**Rows from a dataset of charts and code**.
>> BEGIN

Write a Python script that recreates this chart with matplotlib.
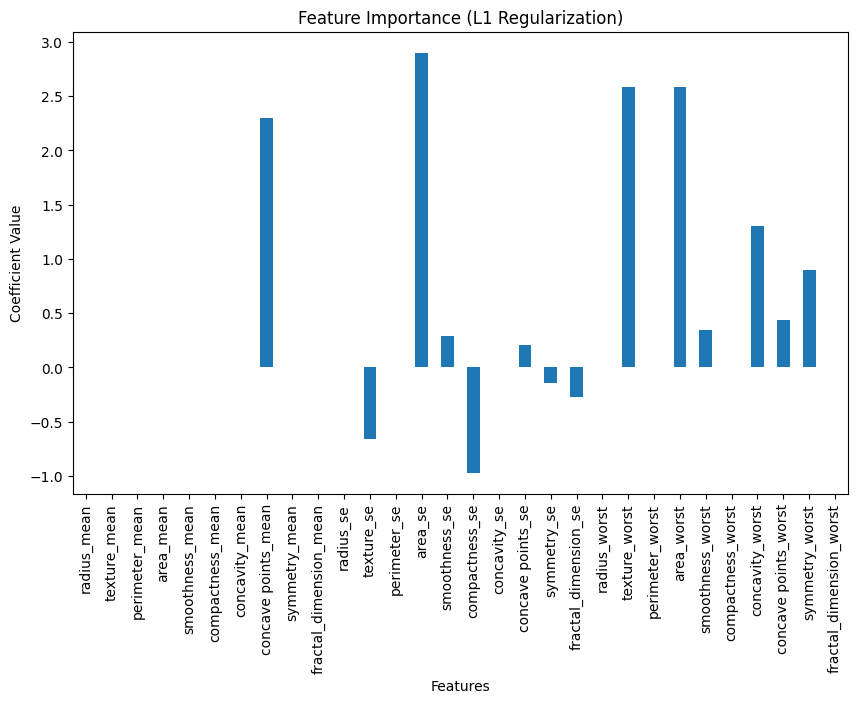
import matplotlib
matplotlib.use("Agg")
import matplotlib.pyplot as plt
import pandas as pd

features = [
    "radius_mean", "texture_mean", "perimeter_mean", "area_mean", "smoothness_mean",
    "compactness_mean", "concavity_mean", "concave points_mean", "symmetry_mean",
    "fractal_dimension_mean", "radius_se", "texture_se", "perimeter_se", "area_se",
    "smoothness_se", "compactness_se", "concavity_se", "concave points_se",
    "symmetry_se", "fractal_dimension_se", "radius_worst", "texture_worst",
    "perimeter_worst", "area_worst", "smoothness_worst", "compactness_worst",
    "concavity_worst", "concave points_worst", "symmetry_worst",
    "fractal_dimension_worst",
]
coefficients = [
    0.0, 0.0, 0.0, 0.0, 0.0,
    0.0, 0.0, 2.30, 0.0,
    0.0, 0.0, -0.656, 0.0, 2.90,
    0.29, -0.97, 0.0, 0.205,
    -0.148, -0.278, 0.0, 2.585,
    0.0, 2.585, 0.342, 0.0,
    1.30, 0.435, 0.895,
    0.0,
]

s = pd.Series(coefficients, index=features)
fig, ax = plt.subplots(figsize=(10, 6), dpi=100)
s.plot(kind="bar", ax=ax, color="#1f77b4")
ax.set_title("Feature Importance (L1 Regularization)")
ax.set_xlabel("Features")
ax.set_ylabel("Coefficient Value")
fig.savefig("out.png", dpi=100, bbox_inches="tight")
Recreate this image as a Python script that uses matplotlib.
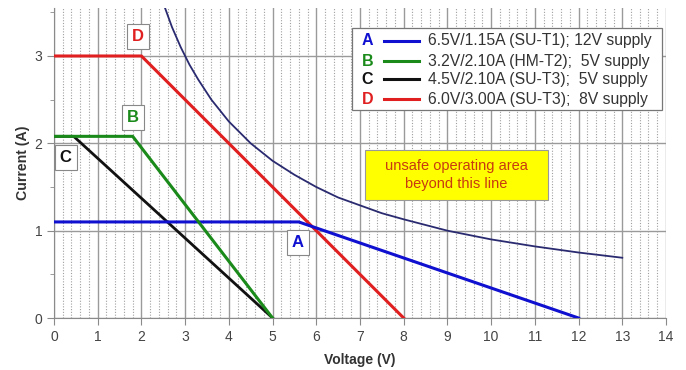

>> END

**Written task**. Give the entries again without a single change, but with no pictures.

**Written answer**.
Write a Python script that recreates this chart with matplotlib.
import matplotlib
matplotlib.use("Agg")
import matplotlib.pyplot as plt
import pandas as pd

features = [
    "radius_mean", "texture_mean", "perimeter_mean", "area_mean", "smoothness_mean",
    "compactness_mean", "concavity_mean", "concave points_mean", "symmetry_mean",
    "fractal_dimension_mean", "radius_se", "texture_se", "perimeter_se", "area_se",
    "smoothness_se", "compactness_se", "concavity_se", "concave points_se",
    "symmetry_se", "fractal_dimension_se", "radius_worst", "texture_worst",
    "perimeter_worst", "area_worst", "smoothness_worst", "compactness_worst",
    "concavity_worst", "concave points_worst", "symmetry_worst",
    "fractal_dimension_worst",
]
coefficients = [
    0.0, 0.0, 0.0, 0.0, 0.0,
    0.0, 0.0, 2.30, 0.0,
    0.0, 0.0, -0.656, 0.0, 2.90,
    0.29, -0.97, 0.0, 0.205,
    -0.148, -0.278, 0.0, 2.585,
    0.0, 2.585, 0.342, 0.0,
    1.30, 0.435, 0.895,
    0.0,
]

s = pd.Series(coefficients, index=features)
fig, ax = plt.subplots(figsize=(10, 6), dpi=100)
s.plot(kind="bar", ax=ax, color="#1f77b4")
ax.set_title("Feature Importance (L1 Regularization)")
ax.set_xlabel("Features")
ax.set_ylabel("Coefficient Value")
fig.savefig("out.png", dpi=100, bbox_inches="tight")
Recreate this image as a Python script that uses matplotlib.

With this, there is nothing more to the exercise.